### RECORDED INFORMATION
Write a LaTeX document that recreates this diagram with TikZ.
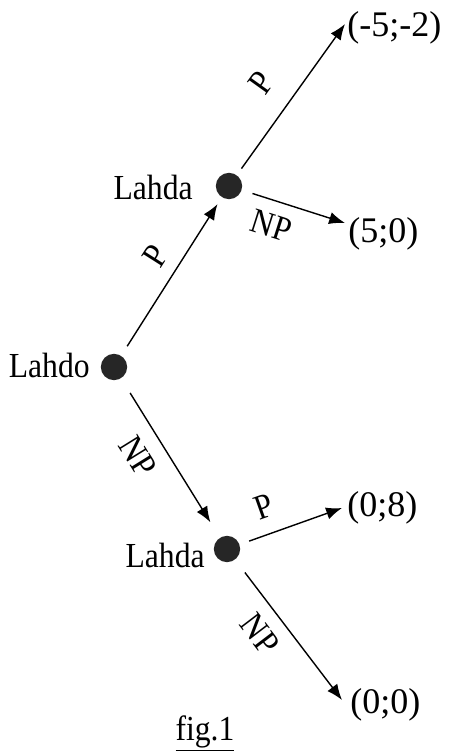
\documentclass[tikz,border=0pt]{standalone}
\usepackage{fontspec}
\setmainfont{Liberation Serif}
\newfontfamily\wordfont[FakeStretch=0.9]{Liberation Serif}
\usetikzlibrary{arrows.meta}
\begin{document}
\begin{tikzpicture}[x=0.02cm,y=-0.02cm,
  dot/.style={circle,fill=black!85,draw=none,minimum size=15pt,inner sep=0pt},
  word/.style={font=\wordfont\fontsize{20}{24}\selectfont,inner sep=0pt},
  leaf/.style={font=\fontsize{20.5}{24}\selectfont,inner sep=0pt,anchor=west},
  lab/.style={font=\wordfont\fontsize{20}{24}\selectfont,inner sep=0pt,sloped},
  edge/.style={line width=0.8pt,-{Latex[length=9pt,width=7pt]}}
]
\useasboundingbox (0,0) rectangle (449,751);
\node[dot] (L0) at (114,367) {};
\node[dot] (L1) at (229,186) {};
\node[dot] (L2) at (227,549) {};
\node[word,anchor=base east] (t0) at (90,377) {Lahdo};
\node[word,anchor=base east] (t1) at (193,199) {Lahda};
\node[word,anchor=base east] (t2) at (205,567) {Lahda};
\node[leaf] (m1) at (347,28) {(-5;-2)};
\node[leaf] (m2) at (348,234) {(5;0)};
\node[leaf] (m3) at (347,508) {(0;8)};
\node[leaf] (m4) at (350,705) {(0;0)};
\node[word,anchor=base] (fig) at (205,740) {\underline{fig.1}};
\draw[edge, shorten <=6.3pt, shorten >=4.5pt] (L0) -- node[lab,pos=0.55,above=7pt]{P} (L1);
\draw[edge, shorten <=9.7pt, shorten >=10.2pt] (L0) -- node[lab,pos=0.4,below=8.5pt]{NP} (L2);
\draw[edge, shorten <=4.5pt] (L1) -- node[lab,pos=0.48,above=12pt]{P} ([shift={(-2,-4)}]m1.west);
\draw[edge, shorten <=6.3pt] (L1) -- node[lab,pos=0.36,below=7pt]{NP} ([shift={(-3,-11)}]m2.west);
\draw[edge, shorten <=5.7pt] (L2) -- node[lab,pos=0.33,above=8.5pt]{P} ([shift={(-5,0)}]m3.west);
\draw[edge, shorten <=9.1pt] (L2) -- node[lab,pos=0.42,below=7.5pt]{NP} ([shift={(-8,-5)}]m4.west);
\end{tikzpicture}
\end{document}
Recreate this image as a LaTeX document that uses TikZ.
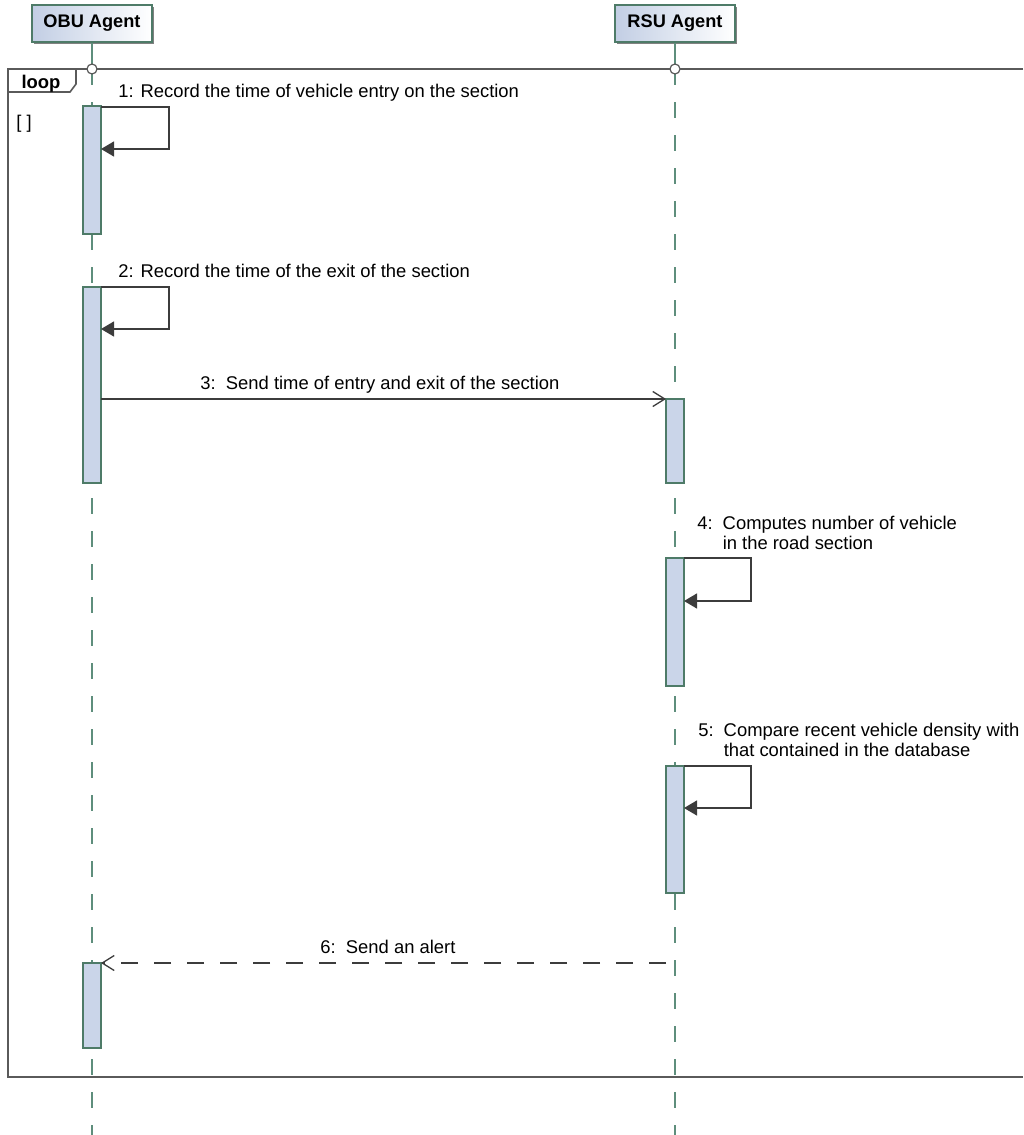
\documentclass[tikz,border=0pt]{standalone}
\usepackage{fontspec}
\setmainfont{Liberation Sans}
\usetikzlibrary{arrows.meta,calc,shadows}
\definecolor{actfill}{HTML}{CAD5E9}
\definecolor{actline}{HTML}{4E7B68}
\definecolor{lifecol}{HTML}{5E8E7C}
\definecolor{msgcol}{HTML}{3C3C3C}
\definecolor{framecol}{HTML}{5A5A5A}
\definecolor{headfill}{HTML}{C2CEE4}
\begin{document}
\begin{tikzpicture}[x=0.5pt,y=-0.5pt,
  lbl/.style={font=\fontsize{9.2}{10.4}\selectfont, inner sep=0pt, text=black},
  head/.style={draw=actline, line width=0.8pt, minimum width=60pt, minimum height=18.5pt,
    left color=headfill, right color=white, inner sep=0pt,
    font=\fontsize{9.1}{11}\selectfont\bfseries,
    drop shadow={shadow xshift=1.2pt, shadow yshift=-1.2pt, fill=black!55, opacity=0.9}},
  act/.style={draw=actline, fill=actfill, line width=0.65pt, minimum width=9pt,
    inner sep=0pt, outer sep=0pt},
  lifesolid/.style={draw=lifecol, line width=0.7pt},
  lifedash/.style={draw=lifecol, line width=0.7pt, dash pattern=on 8pt off 8.5pt},
  gate/.style={circle, draw=framecol, fill=white, line width=0.6pt, minimum size=5pt, inner sep=0pt},
  framebox/.style={draw=framecol, line width=0.8pt},
  msg/.style={draw=msgcol, line width=0.65pt},
  selfmsg/.style={msg, -{Triangle[length=6.5pt,width=7.5pt]}},
  callmsg/.style={msg, -{Straight Barb[length=6pt,width=7.5pt]}},
  replymsg/.style={msg, dash pattern=on 8.5pt off 8pt, -{Straight Barb[length=6pt,width=7.5pt]}}]
\useasboundingbox (0,0) rectangle (1023,1135);

% lifeline heads
\node[head] (obu) at (92,23.5) {OBU Agent};
\node[head] (rsu) at (675,23.5) {RSU Agent};
\coordinate (obuend) at (92,1135);
\coordinate (rsuend) at (675,1135);
\coordinate (obutop) at (92,69);
\coordinate (rsutop) at (675,69);

% lifelines
\draw[lifesolid] (obu.south) -- (obutop);
\draw[lifesolid] (rsu.south) -- (rsutop);
\draw[lifedash] (obutop) -- (obuend);
\draw[lifedash] (rsutop) -- (rsuend);

% loop combined fragment
\coordinate (ftl) at (8,69);
\coordinate (ftr) at (1023,69);
\coordinate (fbl) at (8,1077);
\coordinate (fbr) at (1023,1077);
\draw[framebox] (ftr) -- (ftl) -- (fbl) -- (fbr);
\draw[framebox] (8,92) -- (70,92) -- (76,84) -- (76,69);
\node[lbl, font=\fontsize{9.2}{10.4}\selectfont\bfseries, anchor=base] (looplbl) at (41,88) {loop};
\node[lbl, anchor=base] (guard) at (24,128) {[ ]};

% gates where lifelines cross the fragment
\node[gate] (obug) at (obutop) {};
\node[gate] (rsug) at (rsutop) {};

% activations
\node[act, minimum height=64pt] (a1) at (92,170) {};
\node[act, minimum height=98pt] (a2) at (92,385) {};
\node[act, minimum height=42.5pt] (a3) at (92,1005.5) {};
\node[act, minimum height=42pt] (r1) at (675,441) {};
\node[act, minimum height=64pt] (r2) at (675,622) {};
\node[act, minimum height=63.5pt] (r3) at (675,829.5) {};

% messages
\draw[selfmsg] ($(a1.north east)+(0,1)$) -- ++(68,0) -- ++(0,42) -- ($(a1.north east)+(0,43)$);
\node[lbl, anchor=base west] (m1) at (118,97) {1: Record the time of vehicle entry on the section};

\draw[selfmsg] (a2.north east) -- ++(68,0) -- ++(0,42) -- ($(a2.north east)+(0,42)$);
\node[lbl, anchor=base west] (m2) at (118,277) {2: Record the time of the exit of the section};

\draw[callmsg] (a2.east |- r1.north) -- (r1.north west);
\node[lbl, anchor=base west] (m3) at (200,389) {3:\ \ Send time of entry and exit of the section};

\draw[selfmsg] (r2.north east) -- ++(67,0) -- ++(0,43) -- ($(r2.north east)+(0,43)$);
\node[lbl, anchor=base west] (m4) at (697,529)
  {\begin{tabular}[t]{@{}l@{\hspace{5pt}}l@{}}4: & Computes number of vehicle\\ & in the road section\end{tabular}};

\draw[selfmsg] (r3.north east) -- ++(67,0) -- ++(0,42) -- ($(r3.north east)+(0,42)$);
\node[lbl, anchor=base west] (m5) at (698,736)
  {\begin{tabular}[t]{@{}l@{\hspace{5pt}}l@{}}5: & Compare recent vehicle density with\\ & that contained in the database\end{tabular}};

\draw[replymsg] (r1.west |- a3.north) -- (a3.north east);
\node[lbl, anchor=base west] (m6) at (320,953) {6:\ \ Send an alert};
\end{tikzpicture}
\end{document}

### THE TASK
Each line above is to be copied verbatim. Drop any image from the copy.

### TASK ANSWER
Write a LaTeX document that recreates this diagram with TikZ.
\documentclass[tikz,border=0pt]{standalone}
\usepackage{fontspec}
\setmainfont{Liberation Serif}
\newfontfamily\wordfont[FakeStretch=0.9]{Liberation Serif}
\usetikzlibrary{arrows.meta}
\begin{document}
\begin{tikzpicture}[x=0.02cm,y=-0.02cm,
  dot/.style={circle,fill=black!85,draw=none,minimum size=15pt,inner sep=0pt},
  word/.style={font=\wordfont\fontsize{20}{24}\selectfont,inner sep=0pt},
  leaf/.style={font=\fontsize{20.5}{24}\selectfont,inner sep=0pt,anchor=west},
  lab/.style={font=\wordfont\fontsize{20}{24}\selectfont,inner sep=0pt,sloped},
  edge/.style={line width=0.8pt,-{Latex[length=9pt,width=7pt]}}
]
\useasboundingbox (0,0) rectangle (449,751);
\node[dot] (L0) at (114,367) {};
\node[dot] (L1) at (229,186) {};
\node[dot] (L2) at (227,549) {};
\node[word,anchor=base east] (t0) at (90,377) {Lahdo};
\node[word,anchor=base east] (t1) at (193,199) {Lahda};
\node[word,anchor=base east] (t2) at (205,567) {Lahda};
\node[leaf] (m1) at (347,28) {(-5;-2)};
\node[leaf] (m2) at (348,234) {(5;0)};
\node[leaf] (m3) at (347,508) {(0;8)};
\node[leaf] (m4) at (350,705) {(0;0)};
\node[word,anchor=base] (fig) at (205,740) {\underline{fig.1}};
\draw[edge, shorten <=6.3pt, shorten >=4.5pt] (L0) -- node[lab,pos=0.55,above=7pt]{P} (L1);
\draw[edge, shorten <=9.7pt, shorten >=10.2pt] (L0) -- node[lab,pos=0.4,below=8.5pt]{NP} (L2);
\draw[edge, shorten <=4.5pt] (L1) -- node[lab,pos=0.48,above=12pt]{P} ([shift={(-2,-4)}]m1.west);
\draw[edge, shorten <=6.3pt] (L1) -- node[lab,pos=0.36,below=7pt]{NP} ([shift={(-3,-11)}]m2.west);
\draw[edge, shorten <=5.7pt] (L2) -- node[lab,pos=0.33,above=8.5pt]{P} ([shift={(-5,0)}]m3.west);
\draw[edge, shorten <=9.1pt] (L2) -- node[lab,pos=0.42,below=7.5pt]{NP} ([shift={(-8,-5)}]m4.west);
\end{tikzpicture}
\end{document}
Recreate this image as a LaTeX document that uses TikZ.
\documentclass[tikz,border=0pt]{standalone}
\usepackage{fontspec}
\setmainfont{Liberation Sans}
\usetikzlibrary{arrows.meta,calc,shadows}
\definecolor{actfill}{HTML}{CAD5E9}
\definecolor{actline}{HTML}{4E7B68}
\definecolor{lifecol}{HTML}{5E8E7C}
\definecolor{msgcol}{HTML}{3C3C3C}
\definecolor{framecol}{HTML}{5A5A5A}
\definecolor{headfill}{HTML}{C2CEE4}
\begin{document}
\begin{tikzpicture}[x=0.5pt,y=-0.5pt,
  lbl/.style={font=\fontsize{9.2}{10.4}\selectfont, inner sep=0pt, text=black},
  head/.style={draw=actline, line width=0.8pt, minimum width=60pt, minimum height=18.5pt,
    left color=headfill, right color=white, inner sep=0pt,
    font=\fontsize{9.1}{11}\selectfont\bfseries,
    drop shadow={shadow xshift=1.2pt, shadow yshift=-1.2pt, fill=black!55, opacity=0.9}},
  act/.style={draw=actline, fill=actfill, line width=0.65pt, minimum width=9pt,
    inner sep=0pt, outer sep=0pt},
  lifesolid/.style={draw=lifecol, line width=0.7pt},
  lifedash/.style={draw=lifecol, line width=0.7pt, dash pattern=on 8pt off 8.5pt},
  gate/.style={circle, draw=framecol, fill=white, line width=0.6pt, minimum size=5pt, inner sep=0pt},
  framebox/.style={draw=framecol, line width=0.8pt},
  msg/.style={draw=msgcol, line width=0.65pt},
  selfmsg/.style={msg, -{Triangle[length=6.5pt,width=7.5pt]}},
  callmsg/.style={msg, -{Straight Barb[length=6pt,width=7.5pt]}},
  replymsg/.style={msg, dash pattern=on 8.5pt off 8pt, -{Straight Barb[length=6pt,width=7.5pt]}}]
\useasboundingbox (0,0) rectangle (1023,1135);

% lifeline heads
\node[head] (obu) at (92,23.5) {OBU Agent};
\node[head] (rsu) at (675,23.5) {RSU Agent};
\coordinate (obuend) at (92,1135);
\coordinate (rsuend) at (675,1135);
\coordinate (obutop) at (92,69);
\coordinate (rsutop) at (675,69);

% lifelines
\draw[lifesolid] (obu.south) -- (obutop);
\draw[lifesolid] (rsu.south) -- (rsutop);
\draw[lifedash] (obutop) -- (obuend);
\draw[lifedash] (rsutop) -- (rsuend);

% loop combined fragment
\coordinate (ftl) at (8,69);
\coordinate (ftr) at (1023,69);
\coordinate (fbl) at (8,1077);
\coordinate (fbr) at (1023,1077);
\draw[framebox] (ftr) -- (ftl) -- (fbl) -- (fbr);
\draw[framebox] (8,92) -- (70,92) -- (76,84) -- (76,69);
\node[lbl, font=\fontsize{9.2}{10.4}\selectfont\bfseries, anchor=base] (looplbl) at (41,88) {loop};
\node[lbl, anchor=base] (guard) at (24,128) {[ ]};

% gates where lifelines cross the fragment
\node[gate] (obug) at (obutop) {};
\node[gate] (rsug) at (rsutop) {};

% activations
\node[act, minimum height=64pt] (a1) at (92,170) {};
\node[act, minimum height=98pt] (a2) at (92,385) {};
\node[act, minimum height=42.5pt] (a3) at (92,1005.5) {};
\node[act, minimum height=42pt] (r1) at (675,441) {};
\node[act, minimum height=64pt] (r2) at (675,622) {};
\node[act, minimum height=63.5pt] (r3) at (675,829.5) {};

% messages
\draw[selfmsg] ($(a1.north east)+(0,1)$) -- ++(68,0) -- ++(0,42) -- ($(a1.north east)+(0,43)$);
\node[lbl, anchor=base west] (m1) at (118,97) {1: Record the time of vehicle entry on the section};

\draw[selfmsg] (a2.north east) -- ++(68,0) -- ++(0,42) -- ($(a2.north east)+(0,42)$);
\node[lbl, anchor=base west] (m2) at (118,277) {2: Record the time of the exit of the section};

\draw[callmsg] (a2.east |- r1.north) -- (r1.north west);
\node[lbl, anchor=base west] (m3) at (200,389) {3:\ \ Send time of entry and exit of the section};

\draw[selfmsg] (r2.north east) -- ++(67,0) -- ++(0,43) -- ($(r2.north east)+(0,43)$);
\node[lbl, anchor=base west] (m4) at (697,529)
  {\begin{tabular}[t]{@{}l@{\hspace{5pt}}l@{}}4: & Computes number of vehicle\\ & in the road section\end{tabular}};

\draw[selfmsg] (r3.north east) -- ++(67,0) -- ++(0,42) -- ($(r3.north east)+(0,42)$);
\node[lbl, anchor=base west] (m5) at (698,736)
  {\begin{tabular}[t]{@{}l@{\hspace{5pt}}l@{}}5: & Compare recent vehicle density with\\ & that contained in the database\end{tabular}};

\draw[replymsg] (r1.west |- a3.north) -- (a3.north east);
\node[lbl, anchor=base west] (m6) at (320,953) {6:\ \ Send an alert};
\end{tikzpicture}
\end{document}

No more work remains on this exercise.